Not sure about the snappy codec question but I can help with the other 2.
Question 2: That warning should not come with the latest Impala. Since Impala 2.3.0, that warning has gone away. There are no major performance implications to using multi-blocked parquet files.
Question 3: There can be a single file made up of multiple blocks. The way you've set the configuration, it just creates one file with multiple blocks (207 for you) where each block is around 128 MB.
Thank you for your response.
I have been waiting for reply for this post. :)
The reason I asked about Snappy codec was that I read that Parquet File Format provides better compression than RCFile.
And, yes.
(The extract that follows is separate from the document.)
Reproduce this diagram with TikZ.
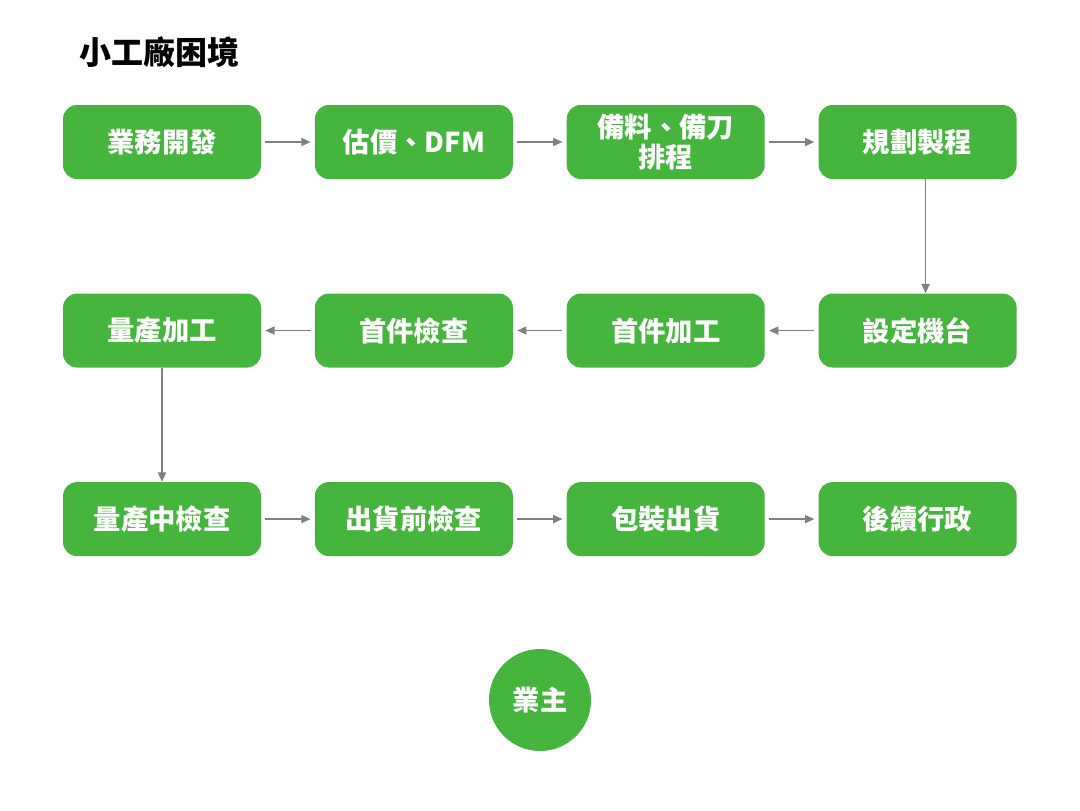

I saw from release note that the warning will be removed as of 2.3 which is in cdh5.5.x.
I'm currently using cdh 5.4.4. I planned to upgrade to 5.5.1, but paused the upgrading because I saw a cdh user posted here that they are seeing some performace issue after upgrading to 5.5.1 from 5.4.x.
Oh, by the way, you said that "There are no major performance implications to using multi-blocked parquet files.". Is this still valid with Impala 2.2.0 as well?
Although there are no major performance implications to using multi-blocked parquet files, is it still recommended to use bigger block size?
If I understand correctly, the number of files in HDFS doesn't mean anything in terms of the number of blocks being used for parquet table. One single file could resides on multiple blocks or single block depends on the block size I configure.
Sorry for the late reply. I didn't notice your follow up post.
If there was a performance issue in 5.5.1, it would have been fixed by now.
A1: In Impala 2.2.0, there are performance implications to using multi-block parquet files. It will be slower. However, in Impala 2.3.0, it is fixed.
A2: If you're going to continue using Impala 2.2.0, I would suggest using multiple single block files with a larger block size for each.
And yes, a parquet table could be across multiple files each with multiple blocks or single blocks. Or it could just be one file with multiple blocks or a single block.